# [What is expected]
Reproduce, please, the span of lines beginning at the line with "Output the web" and ending at the line with "['rgb(76,114,176)', 'rgb(221,132,82)', 'rgb(85,168,104)'];", inclusive, minus any pictures.

# [Dataset content]
────
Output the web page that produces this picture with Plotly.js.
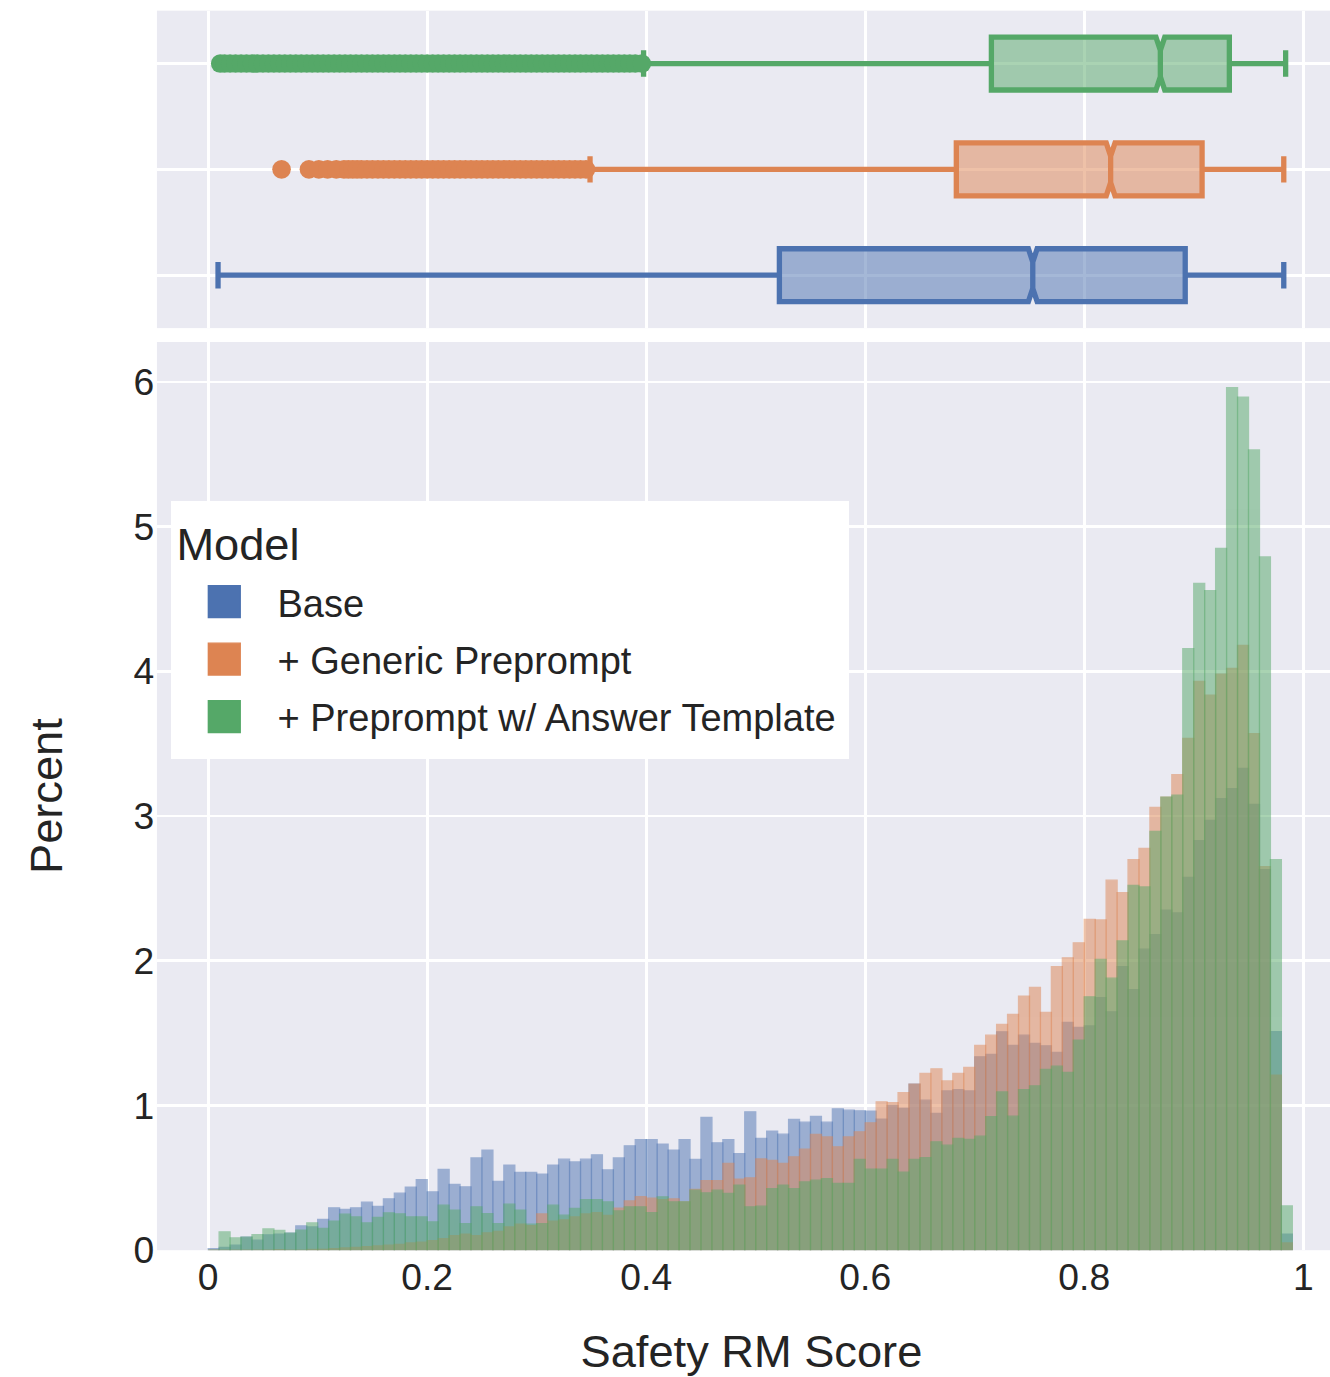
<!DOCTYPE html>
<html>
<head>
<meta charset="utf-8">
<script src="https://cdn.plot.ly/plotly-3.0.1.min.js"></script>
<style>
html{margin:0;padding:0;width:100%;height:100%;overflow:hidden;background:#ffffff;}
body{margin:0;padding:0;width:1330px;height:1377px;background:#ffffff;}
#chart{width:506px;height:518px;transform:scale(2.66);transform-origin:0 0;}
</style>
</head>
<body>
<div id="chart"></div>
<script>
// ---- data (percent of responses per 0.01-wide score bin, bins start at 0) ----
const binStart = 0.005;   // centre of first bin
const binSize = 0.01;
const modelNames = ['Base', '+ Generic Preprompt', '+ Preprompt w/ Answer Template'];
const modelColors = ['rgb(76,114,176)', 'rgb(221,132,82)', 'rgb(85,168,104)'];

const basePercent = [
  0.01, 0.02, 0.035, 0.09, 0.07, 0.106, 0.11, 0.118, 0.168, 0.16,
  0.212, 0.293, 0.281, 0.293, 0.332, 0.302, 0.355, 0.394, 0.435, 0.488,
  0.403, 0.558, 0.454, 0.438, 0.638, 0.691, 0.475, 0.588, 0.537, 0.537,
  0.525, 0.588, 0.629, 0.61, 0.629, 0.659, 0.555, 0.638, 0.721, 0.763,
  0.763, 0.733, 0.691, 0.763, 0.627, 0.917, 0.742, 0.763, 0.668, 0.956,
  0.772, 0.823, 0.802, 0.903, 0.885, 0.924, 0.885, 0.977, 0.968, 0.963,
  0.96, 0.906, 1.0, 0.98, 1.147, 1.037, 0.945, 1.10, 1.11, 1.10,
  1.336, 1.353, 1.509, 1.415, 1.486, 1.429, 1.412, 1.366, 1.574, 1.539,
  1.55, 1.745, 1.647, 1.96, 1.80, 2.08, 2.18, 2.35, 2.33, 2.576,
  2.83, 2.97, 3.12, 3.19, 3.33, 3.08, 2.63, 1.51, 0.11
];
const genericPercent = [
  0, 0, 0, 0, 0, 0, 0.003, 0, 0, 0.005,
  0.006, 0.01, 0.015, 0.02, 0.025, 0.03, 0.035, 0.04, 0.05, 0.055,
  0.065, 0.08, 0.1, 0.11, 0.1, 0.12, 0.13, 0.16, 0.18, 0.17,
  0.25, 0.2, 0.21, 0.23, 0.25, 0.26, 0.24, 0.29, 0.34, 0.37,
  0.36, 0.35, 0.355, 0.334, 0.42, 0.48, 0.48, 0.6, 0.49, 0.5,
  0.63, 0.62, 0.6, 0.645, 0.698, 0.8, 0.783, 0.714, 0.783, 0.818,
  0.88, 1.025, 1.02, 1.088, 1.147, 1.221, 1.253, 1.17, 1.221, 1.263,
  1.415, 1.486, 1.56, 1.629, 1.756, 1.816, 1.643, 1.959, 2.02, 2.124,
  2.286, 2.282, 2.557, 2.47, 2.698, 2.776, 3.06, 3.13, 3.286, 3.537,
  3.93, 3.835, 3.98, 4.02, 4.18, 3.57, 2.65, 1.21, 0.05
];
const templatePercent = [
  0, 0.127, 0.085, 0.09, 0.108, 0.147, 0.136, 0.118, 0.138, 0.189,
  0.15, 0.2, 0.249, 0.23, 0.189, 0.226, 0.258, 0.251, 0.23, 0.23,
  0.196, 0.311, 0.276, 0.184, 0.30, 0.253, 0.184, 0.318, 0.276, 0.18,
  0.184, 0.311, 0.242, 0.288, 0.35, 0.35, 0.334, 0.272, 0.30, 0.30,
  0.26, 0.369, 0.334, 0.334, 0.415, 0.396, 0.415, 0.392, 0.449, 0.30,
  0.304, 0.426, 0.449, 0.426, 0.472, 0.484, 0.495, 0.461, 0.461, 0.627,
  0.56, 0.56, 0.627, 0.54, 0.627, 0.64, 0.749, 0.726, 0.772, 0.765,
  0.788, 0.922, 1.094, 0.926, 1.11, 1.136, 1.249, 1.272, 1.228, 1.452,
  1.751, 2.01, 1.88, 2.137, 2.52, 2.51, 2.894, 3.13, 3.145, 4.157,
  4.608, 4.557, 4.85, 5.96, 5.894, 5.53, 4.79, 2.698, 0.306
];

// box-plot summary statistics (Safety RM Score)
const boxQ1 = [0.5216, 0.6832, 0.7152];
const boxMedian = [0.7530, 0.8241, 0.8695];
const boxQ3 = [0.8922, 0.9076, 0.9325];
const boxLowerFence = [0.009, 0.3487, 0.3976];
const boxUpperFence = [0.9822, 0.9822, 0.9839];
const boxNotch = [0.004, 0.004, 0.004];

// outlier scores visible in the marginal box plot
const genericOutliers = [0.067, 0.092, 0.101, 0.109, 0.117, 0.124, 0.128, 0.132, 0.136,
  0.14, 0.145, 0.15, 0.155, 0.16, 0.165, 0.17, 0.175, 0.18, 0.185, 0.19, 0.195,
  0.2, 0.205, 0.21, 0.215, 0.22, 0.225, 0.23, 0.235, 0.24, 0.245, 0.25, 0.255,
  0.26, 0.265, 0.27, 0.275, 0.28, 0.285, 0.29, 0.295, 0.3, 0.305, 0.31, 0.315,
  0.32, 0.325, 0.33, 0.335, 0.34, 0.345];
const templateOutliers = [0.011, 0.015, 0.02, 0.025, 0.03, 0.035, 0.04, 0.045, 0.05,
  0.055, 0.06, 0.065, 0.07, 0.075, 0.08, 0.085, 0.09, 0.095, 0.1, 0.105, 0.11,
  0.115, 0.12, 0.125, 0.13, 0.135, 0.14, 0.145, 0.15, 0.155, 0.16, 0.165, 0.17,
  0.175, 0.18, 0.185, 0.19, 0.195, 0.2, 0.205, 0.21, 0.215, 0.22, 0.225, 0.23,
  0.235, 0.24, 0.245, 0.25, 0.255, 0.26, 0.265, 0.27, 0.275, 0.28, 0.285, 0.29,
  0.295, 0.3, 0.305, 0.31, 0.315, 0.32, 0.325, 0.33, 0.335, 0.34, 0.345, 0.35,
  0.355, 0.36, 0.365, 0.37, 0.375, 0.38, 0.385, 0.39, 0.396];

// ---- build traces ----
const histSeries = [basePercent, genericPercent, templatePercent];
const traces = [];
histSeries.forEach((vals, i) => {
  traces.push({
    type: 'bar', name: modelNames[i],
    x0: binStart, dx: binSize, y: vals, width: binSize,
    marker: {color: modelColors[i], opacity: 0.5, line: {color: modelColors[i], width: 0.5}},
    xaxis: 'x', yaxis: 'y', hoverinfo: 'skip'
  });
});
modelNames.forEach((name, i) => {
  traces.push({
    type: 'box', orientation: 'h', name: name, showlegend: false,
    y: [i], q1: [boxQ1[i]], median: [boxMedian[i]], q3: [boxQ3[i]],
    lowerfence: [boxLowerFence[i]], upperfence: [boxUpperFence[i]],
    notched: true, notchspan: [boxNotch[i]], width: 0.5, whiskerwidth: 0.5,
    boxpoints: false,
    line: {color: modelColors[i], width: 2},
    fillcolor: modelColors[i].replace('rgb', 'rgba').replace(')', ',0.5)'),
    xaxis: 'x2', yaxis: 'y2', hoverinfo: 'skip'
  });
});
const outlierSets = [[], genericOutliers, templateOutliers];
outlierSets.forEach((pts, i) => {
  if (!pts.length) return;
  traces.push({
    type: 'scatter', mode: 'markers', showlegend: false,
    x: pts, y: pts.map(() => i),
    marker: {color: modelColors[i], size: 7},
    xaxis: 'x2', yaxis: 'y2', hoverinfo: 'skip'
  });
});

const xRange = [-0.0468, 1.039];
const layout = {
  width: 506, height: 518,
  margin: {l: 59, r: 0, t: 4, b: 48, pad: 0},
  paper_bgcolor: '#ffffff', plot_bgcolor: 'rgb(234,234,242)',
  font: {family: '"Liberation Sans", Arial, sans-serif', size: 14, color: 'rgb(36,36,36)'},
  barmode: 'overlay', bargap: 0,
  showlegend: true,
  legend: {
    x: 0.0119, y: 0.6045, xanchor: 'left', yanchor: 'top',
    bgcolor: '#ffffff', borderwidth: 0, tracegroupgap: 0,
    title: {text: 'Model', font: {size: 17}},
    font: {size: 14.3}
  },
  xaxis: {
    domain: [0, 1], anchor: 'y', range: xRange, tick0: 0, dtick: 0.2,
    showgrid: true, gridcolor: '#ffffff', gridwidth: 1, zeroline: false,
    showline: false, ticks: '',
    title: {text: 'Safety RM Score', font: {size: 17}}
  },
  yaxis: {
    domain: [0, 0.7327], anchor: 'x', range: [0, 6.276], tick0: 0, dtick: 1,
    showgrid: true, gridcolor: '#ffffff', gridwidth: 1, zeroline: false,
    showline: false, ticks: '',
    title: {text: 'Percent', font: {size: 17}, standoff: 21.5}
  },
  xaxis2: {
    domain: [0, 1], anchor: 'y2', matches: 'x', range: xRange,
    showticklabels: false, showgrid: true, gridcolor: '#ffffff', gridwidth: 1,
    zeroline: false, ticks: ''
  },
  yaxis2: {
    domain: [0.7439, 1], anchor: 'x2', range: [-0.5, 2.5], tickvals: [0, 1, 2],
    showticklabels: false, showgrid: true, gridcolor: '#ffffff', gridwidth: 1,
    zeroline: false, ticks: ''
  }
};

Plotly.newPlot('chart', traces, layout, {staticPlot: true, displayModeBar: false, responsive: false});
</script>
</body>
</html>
────
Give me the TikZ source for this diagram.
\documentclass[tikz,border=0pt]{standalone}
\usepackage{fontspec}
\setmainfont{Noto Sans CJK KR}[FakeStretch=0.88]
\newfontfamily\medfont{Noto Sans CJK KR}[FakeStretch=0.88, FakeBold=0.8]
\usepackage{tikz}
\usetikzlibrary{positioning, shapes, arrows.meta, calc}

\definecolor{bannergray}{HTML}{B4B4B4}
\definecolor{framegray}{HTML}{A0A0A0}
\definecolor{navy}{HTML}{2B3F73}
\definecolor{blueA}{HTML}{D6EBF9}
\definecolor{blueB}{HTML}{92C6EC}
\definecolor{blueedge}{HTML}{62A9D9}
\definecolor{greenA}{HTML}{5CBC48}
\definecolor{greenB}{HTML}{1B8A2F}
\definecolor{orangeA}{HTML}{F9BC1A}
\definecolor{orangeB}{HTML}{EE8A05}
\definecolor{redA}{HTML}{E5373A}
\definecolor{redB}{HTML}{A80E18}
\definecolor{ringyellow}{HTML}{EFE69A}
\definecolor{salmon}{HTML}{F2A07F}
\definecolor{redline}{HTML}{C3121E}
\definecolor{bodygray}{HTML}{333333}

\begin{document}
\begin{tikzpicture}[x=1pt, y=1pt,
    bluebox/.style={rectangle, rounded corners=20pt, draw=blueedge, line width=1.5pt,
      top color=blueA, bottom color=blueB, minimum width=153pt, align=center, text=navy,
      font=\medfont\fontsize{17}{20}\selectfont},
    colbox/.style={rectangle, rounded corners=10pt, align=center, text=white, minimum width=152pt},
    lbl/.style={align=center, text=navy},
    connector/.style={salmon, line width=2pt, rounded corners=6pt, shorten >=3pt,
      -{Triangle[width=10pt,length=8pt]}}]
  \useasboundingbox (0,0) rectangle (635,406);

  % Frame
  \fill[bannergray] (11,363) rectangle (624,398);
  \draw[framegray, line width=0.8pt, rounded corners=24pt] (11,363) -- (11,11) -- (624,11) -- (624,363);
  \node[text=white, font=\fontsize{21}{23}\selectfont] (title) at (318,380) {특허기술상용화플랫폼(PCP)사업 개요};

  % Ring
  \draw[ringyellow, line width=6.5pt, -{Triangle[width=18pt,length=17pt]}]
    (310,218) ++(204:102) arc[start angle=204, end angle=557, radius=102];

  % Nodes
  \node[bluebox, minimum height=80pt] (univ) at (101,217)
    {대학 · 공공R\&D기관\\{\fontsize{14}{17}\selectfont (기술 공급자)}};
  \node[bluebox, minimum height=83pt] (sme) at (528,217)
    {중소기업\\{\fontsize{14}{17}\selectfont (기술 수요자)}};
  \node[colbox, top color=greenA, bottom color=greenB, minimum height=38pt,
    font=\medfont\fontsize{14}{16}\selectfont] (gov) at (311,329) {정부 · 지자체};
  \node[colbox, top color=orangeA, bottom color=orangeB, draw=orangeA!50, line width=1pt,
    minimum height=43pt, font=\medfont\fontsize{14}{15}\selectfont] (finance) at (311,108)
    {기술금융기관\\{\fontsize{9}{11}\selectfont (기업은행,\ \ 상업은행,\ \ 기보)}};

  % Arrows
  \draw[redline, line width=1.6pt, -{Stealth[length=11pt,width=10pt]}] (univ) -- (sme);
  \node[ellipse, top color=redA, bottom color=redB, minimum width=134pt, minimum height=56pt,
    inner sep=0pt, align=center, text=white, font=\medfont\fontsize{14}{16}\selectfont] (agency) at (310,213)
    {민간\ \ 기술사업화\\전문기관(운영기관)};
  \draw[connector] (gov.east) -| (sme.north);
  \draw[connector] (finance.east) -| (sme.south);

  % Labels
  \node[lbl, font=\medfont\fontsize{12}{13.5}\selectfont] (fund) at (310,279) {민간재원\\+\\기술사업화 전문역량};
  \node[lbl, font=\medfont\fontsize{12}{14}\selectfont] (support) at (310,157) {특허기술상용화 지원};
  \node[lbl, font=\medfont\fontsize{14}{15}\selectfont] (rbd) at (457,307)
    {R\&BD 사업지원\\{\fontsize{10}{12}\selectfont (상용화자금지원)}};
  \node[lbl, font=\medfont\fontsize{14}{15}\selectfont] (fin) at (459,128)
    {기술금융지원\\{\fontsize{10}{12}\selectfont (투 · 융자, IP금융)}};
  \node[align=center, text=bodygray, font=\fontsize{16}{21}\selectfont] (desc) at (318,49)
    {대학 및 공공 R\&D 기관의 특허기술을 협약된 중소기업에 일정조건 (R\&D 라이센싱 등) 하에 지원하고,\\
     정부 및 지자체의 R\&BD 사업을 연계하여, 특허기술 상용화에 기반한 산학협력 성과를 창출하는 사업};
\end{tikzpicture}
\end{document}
────
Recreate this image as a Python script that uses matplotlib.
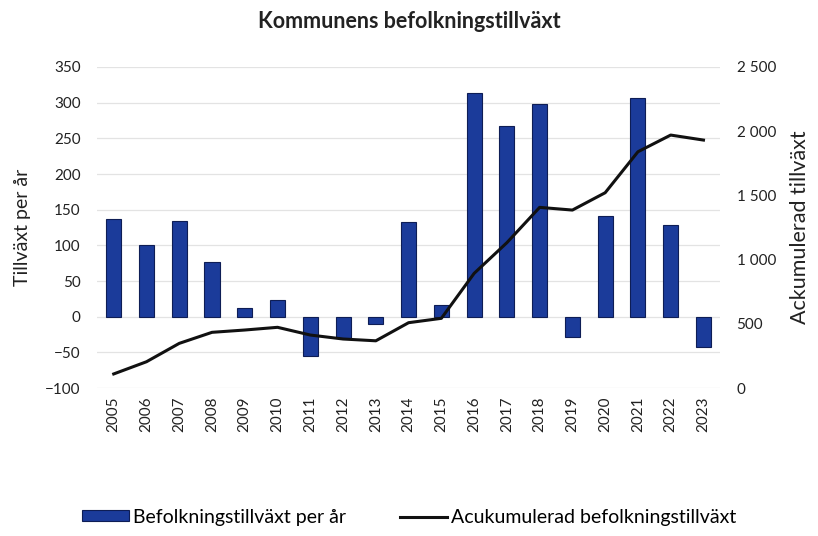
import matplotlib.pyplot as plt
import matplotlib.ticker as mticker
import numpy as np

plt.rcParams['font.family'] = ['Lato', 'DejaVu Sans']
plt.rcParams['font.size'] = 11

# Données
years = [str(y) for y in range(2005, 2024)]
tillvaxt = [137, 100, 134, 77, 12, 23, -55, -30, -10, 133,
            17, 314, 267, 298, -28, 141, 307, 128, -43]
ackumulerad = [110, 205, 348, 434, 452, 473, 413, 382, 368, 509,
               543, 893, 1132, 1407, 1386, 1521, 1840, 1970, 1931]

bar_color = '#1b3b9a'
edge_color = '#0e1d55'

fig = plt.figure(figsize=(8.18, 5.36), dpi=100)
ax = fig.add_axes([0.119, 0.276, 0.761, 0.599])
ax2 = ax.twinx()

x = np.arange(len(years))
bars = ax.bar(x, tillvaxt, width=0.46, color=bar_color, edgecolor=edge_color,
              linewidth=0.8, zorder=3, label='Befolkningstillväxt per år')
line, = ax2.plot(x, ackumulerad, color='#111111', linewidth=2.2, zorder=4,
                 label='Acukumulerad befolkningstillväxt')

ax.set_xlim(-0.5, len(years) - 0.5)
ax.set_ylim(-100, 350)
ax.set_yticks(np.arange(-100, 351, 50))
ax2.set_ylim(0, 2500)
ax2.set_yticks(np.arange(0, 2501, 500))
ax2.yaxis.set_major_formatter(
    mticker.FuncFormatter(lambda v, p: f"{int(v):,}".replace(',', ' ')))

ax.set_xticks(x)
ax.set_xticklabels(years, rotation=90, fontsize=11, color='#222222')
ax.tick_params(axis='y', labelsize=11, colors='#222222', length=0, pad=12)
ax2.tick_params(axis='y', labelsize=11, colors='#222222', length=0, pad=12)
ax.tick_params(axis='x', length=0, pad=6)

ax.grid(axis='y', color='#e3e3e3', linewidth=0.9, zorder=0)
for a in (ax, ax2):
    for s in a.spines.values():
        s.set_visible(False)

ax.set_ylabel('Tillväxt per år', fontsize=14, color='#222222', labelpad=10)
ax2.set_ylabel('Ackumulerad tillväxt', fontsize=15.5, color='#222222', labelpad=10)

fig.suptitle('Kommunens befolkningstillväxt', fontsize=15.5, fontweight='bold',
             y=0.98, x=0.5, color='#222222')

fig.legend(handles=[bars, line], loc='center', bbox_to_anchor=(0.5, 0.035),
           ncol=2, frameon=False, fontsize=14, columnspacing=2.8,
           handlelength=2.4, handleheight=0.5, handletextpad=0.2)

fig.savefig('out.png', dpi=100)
────
# [Response]
Output the web page that produces this picture with Plotly.js.
<!DOCTYPE html>
<html>
<head>
<meta charset="utf-8">
<script src="https://cdn.plot.ly/plotly-3.0.1.min.js"></script>
<style>
html{margin:0;padding:0;width:100%;height:100%;overflow:hidden;background:#ffffff;}
body{margin:0;padding:0;width:1330px;height:1377px;background:#ffffff;}
#chart{width:506px;height:518px;transform:scale(2.66);transform-origin:0 0;}
</style>
</head>
<body>
<div id="chart"></div>
<script>
// ---- data (percent of responses per 0.01-wide score bin, bins start at 0) ----
const binStart = 0.005;   // centre of first bin
const binSize = 0.01;
const modelNames = ['Base', '+ Generic Preprompt', '+ Preprompt w/ Answer Template'];
const modelColors = ['rgb(76,114,176)', 'rgb(221,132,82)', 'rgb(85,168,104)'];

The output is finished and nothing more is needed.